Well, there are several factors to consider
– I bothered to search; some people don’t bother to scan the many “trading venues”
– trust; I trust that Ticketmaster has the genuine article. Seatwave & Co have refund policies (assuming you believe that they can honour them) and assurance re delivery. ebay has a ratings system. Gumtree is dealing in the wild west with persons unknown as is the case with other websites advertising tickets.
– time to “expiry”. As the event approach, people become more desperate to sell which can quickly drive down prices if there is an abundance of tickets evident. But even if scarce, you still want rid of them in time. Some people “blink” sooner than others.
– booking fees can add a considerable premium onto the price, so some tickets advertised above “face value” simply reflect attempts to recoup booking fees.
Much to the ticket industry’s annoyance, there is clearly an active secondary market, but despite their lobbying efforts, the UK Govt is loathe to outlaw such markets, questioning why live entertainment should receive special concessions and how is the consumer harmed by the current situation.
By comparison, there are many hedge fund investors who’d love to have recourse to a secondary market!
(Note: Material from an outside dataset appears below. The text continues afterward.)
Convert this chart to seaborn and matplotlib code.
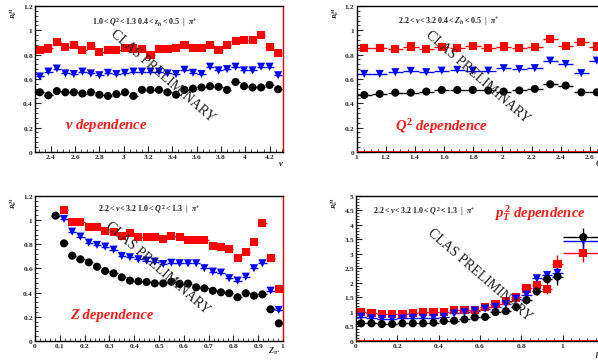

The market for live entertainment is booming – but alongside others, I believe that the current market mechanism for uniting audiences and artists could be dramatically improved. Hence our recent investment in a business that is proposing a new approach that supplement existing practices, where the audience, artists and venues should all be winners. I’ll disclose more about this over the course of the next few weeks, but I’m really excited about it on many levels.
In the meantime, the good news for me is that I have my tickets for Sunday at Twickenham to see The Police in concert – that’s one sting I don’t mind experiencing.